IProgram execution support for the RDF DB.
The rules have potential parallelism when performing closure. Each join has
potential parallelism as well for subqueries. We could even define a PARALLEL
iterator flag and have parallelism across index partitions for a
read-historical iterator since the data service locators are immutable for
historical reads.
Rule-level parallelism (for fix point closure of a rule set) and join
subquery-level parallelism could be distributed to available workers in a
cluster. In a similar way, high-level queries could be distributed to workers
in a cluster to evaluation. Such distribution would increase the practical
parallelism beyond what a single machine could support as long as the total
parallelism does not overload the cluster.
There is a pragmatic limit on the #of concurrent threads for a single host.

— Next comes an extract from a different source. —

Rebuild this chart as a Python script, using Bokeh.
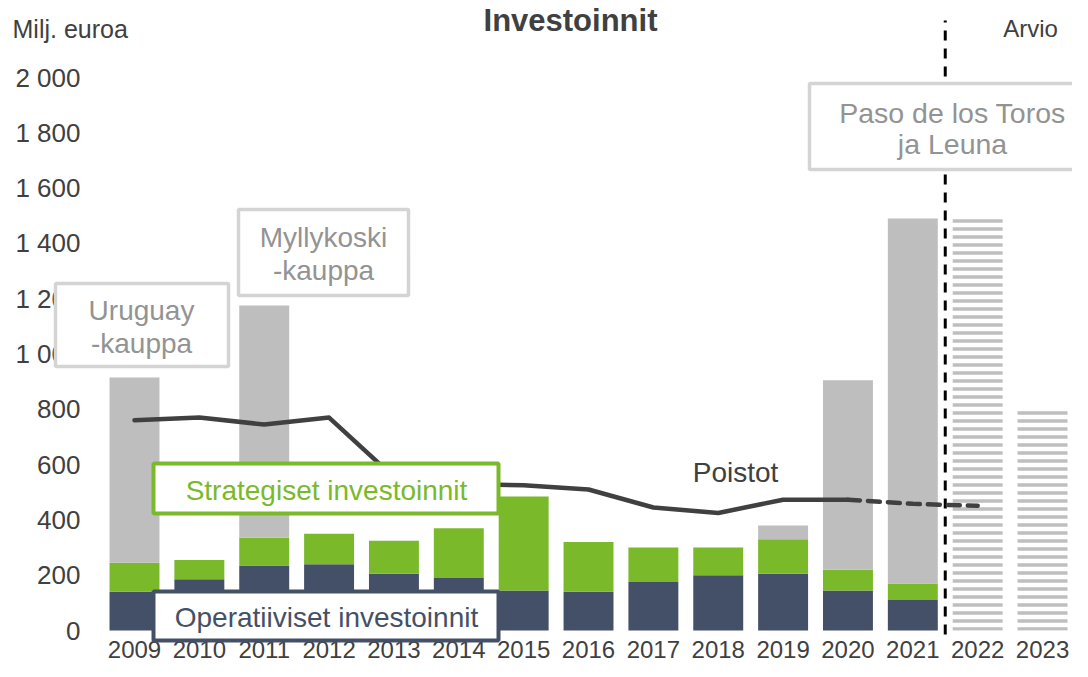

When those threads target a blocking queue, then thread contention becomes
very high and throughput drops dramatically. We can reduce this problem by
allocating a distinct
UnsynchronizedArrayBuffer to each task. The
task collects a 'chunk' in the
UnsynchronizedArrayBuffer. When full,
the buffer propagates onto a thread-safe buffer of chunks which flushes
either on an
IMutableRelation (mutation) or feeding an
IAsynchronousIterator (high-level query). It is chunks themselves
that accumulate in this thread-safe buffer, so each add() on that buffer may
cause the thread to yield, but the return for yielding is an entire chunk in
the buffer, not just a single element.
There is one high-level buffer factory corresponding to each of the kinds of
ActionEnum:
#newQueryBuffer();
#newInsertBuffer(IMutableRelation); and
#newDeleteBuffer(IMutableRelation). In addition there is one for
UnsynchronizedArrayBuffers -- this is a buffer that is NOT
thread-safe and that is designed to store a single chunk of elements, e.g.,
in an array E[N]).